Vamos trabalhar com a base da demonstração feita em aula, mas vamos explorar um pouco melhor como é o desempenho da árvore variando o número de componentes principais.

In [1]:
########## IMPORTS BLOCK ##########

import pandas as pd
import matplotlib.pyplot as plt
import seaborn as sns
import numpy as np
import plotly.graph_objs as go

from sklearn.tree import DecisionTreeClassifier

from sklearn.decomposition import PCA
from sklearn.tree import DecisionTreeClassifier
from sklearn.metrics import accuracy_score, plot_confusion_matrix
from plotly.subplots import make_subplots

In [2]:
########## FILE OPENING BLOCK (USING JUPYTER NOTEBOOK) ##########

base_dir = "C:/Users/User/Desktop/Usuário/Documents/Victor/Ciência dos Dados/Python/Exercícios/Entregues/Avaliados/Profissao Ciência de Dados/MOD27/Dados/UCI HAR Dataset/"
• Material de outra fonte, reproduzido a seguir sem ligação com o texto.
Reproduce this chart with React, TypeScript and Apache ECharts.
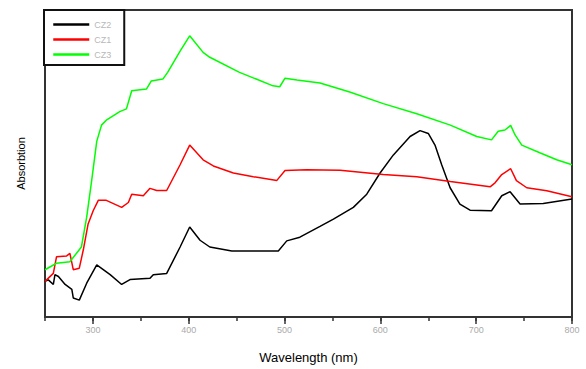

filename_features = base_dir + "features.txt"
filename_labels = base_dir + "activity_labels.txt"
filename_subtrain = base_dir + "train/subject_train.txt"
filename_xtrain = base_dir + "train/X_train.txt"
filename_ytrain = base_dir + "train/y_train.txt"
filename_subtest = base_dir + "test/subject_test.txt"
filename_xtest = base_dir + "test/X_test.txt"
filename_ytest = base_dir + "test/y_test.txt"

########## FILE READING BLOCK ##########

features = pd.read_csv(filename_features, header=None, names=['nome_var'], sep="#").squeeze("columns")
labels = pd.read_csv(filename_labels, delim_whitespace=True, header=None, names=['cod_label', 'label'])

subject_train = pd.read_csv(filename_subtrain, header=None, names=['subject_id']).squeeze("columns")
subject_test = pd.read_csv(filename_subtest, header=None, names=['subject_id']).squeeze("columns")

X_train = pd.read_csv(filename_xtrain, delim_whitespace=True, header=None, names=features.tolist())
y_train = pd.read_csv(filename_ytrain, header=None, names=['cod_label'])
X_test = pd.read_csv(filename_xtest, delim_whitespace=True, header=None, names=features.tolist())
y_test = pd.read_csv(filename_ytest, header=None, names=['cod_label'])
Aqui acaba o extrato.